↓

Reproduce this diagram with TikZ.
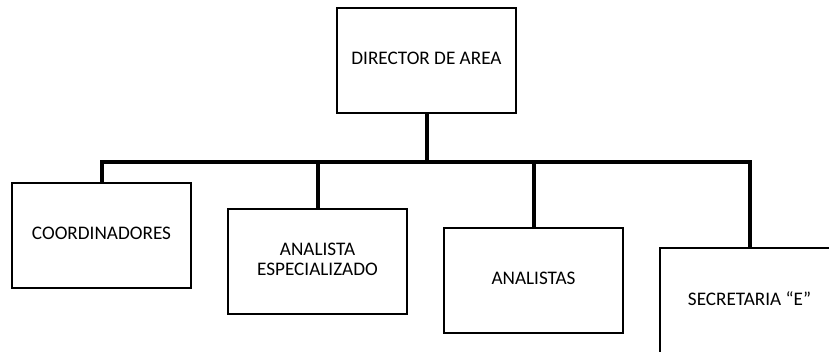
\documentclass[tikz,border=0pt]{standalone}
\usepackage{fontspec}
\setmainfont{Carlito}
\begin{document}
\begin{tikzpicture}[x=1pt,y=-1pt,
  orgbox/.style={draw=black,line width=2pt,fill=white,minimum width=179pt,minimum height=105pt,inner sep=0pt,align=center,font=\fontsize{19.2}{20}\selectfont,text depth=4pt},
  wire/.style={line width=4pt,line join=miter}]
\useasboundingbox (0,0) rectangle (829,351);
\clip (0,0) rectangle (829,351);
\node[orgbox] (dir) at (426.5,60.5) {DIRECTOR DE AREA};
\node[orgbox] (coord) at (101.5,235) {COORDINADORES};
\node[orgbox] (esp) at (317.5,261) {ANALISTA\\ESPECIALIZADO};
\node[orgbox] (ana) at (533.5,280.5) {ANALISTAS};
\node[orgbox] (sec) at (749.5,300.5) {SECRETARIA “E”};
\coordinate (busL) at (101.5,162);
\coordinate (busR) at (749.5,162);
\draw[wire] (coord.north) -- (busL) -- (busR) -- (sec.north);
\draw[wire] (dir.south) -- (dir.south |- busL);
\draw[wire] (esp.north) -- (esp.north |- busL);
\draw[wire] (ana.north) -- (ana.north |- busL);
\end{tikzpicture}
\end{document}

↑

Exclude every picture and copy the remaining data exactly.

> [RESULT OF THE TASK]:
Reproduce this diagram with TikZ.
\documentclass[tikz,border=0pt]{standalone}
\usepackage{fontspec}
\setmainfont{Carlito}
\begin{document}
\begin{tikzpicture}[x=1pt,y=-1pt,
  orgbox/.style={draw=black,line width=2pt,fill=white,minimum width=179pt,minimum height=105pt,inner sep=0pt,align=center,font=\fontsize{19.2}{20}\selectfont,text depth=4pt},
  wire/.style={line width=4pt,line join=miter}]
\useasboundingbox (0,0) rectangle (829,351);
\clip (0,0) rectangle (829,351);
\node[orgbox] (dir) at (426.5,60.5) {DIRECTOR DE AREA};
\node[orgbox] (coord) at (101.5,235) {COORDINADORES};
\node[orgbox] (esp) at (317.5,261) {ANALISTA\\ESPECIALIZADO};
\node[orgbox] (ana) at (533.5,280.5) {ANALISTAS};
\node[orgbox] (sec) at (749.5,300.5) {SECRETARIA “E”};
\coordinate (busL) at (101.5,162);
\coordinate (busR) at (749.5,162);
\draw[wire] (coord.north) -- (busL) -- (busR) -- (sec.north);
\draw[wire] (dir.south) -- (dir.south |- busL);
\draw[wire] (esp.north) -- (esp.north |- busL);
\draw[wire] (ana.north) -- (ana.north |- busL);
\end{tikzpicture}
\end{document}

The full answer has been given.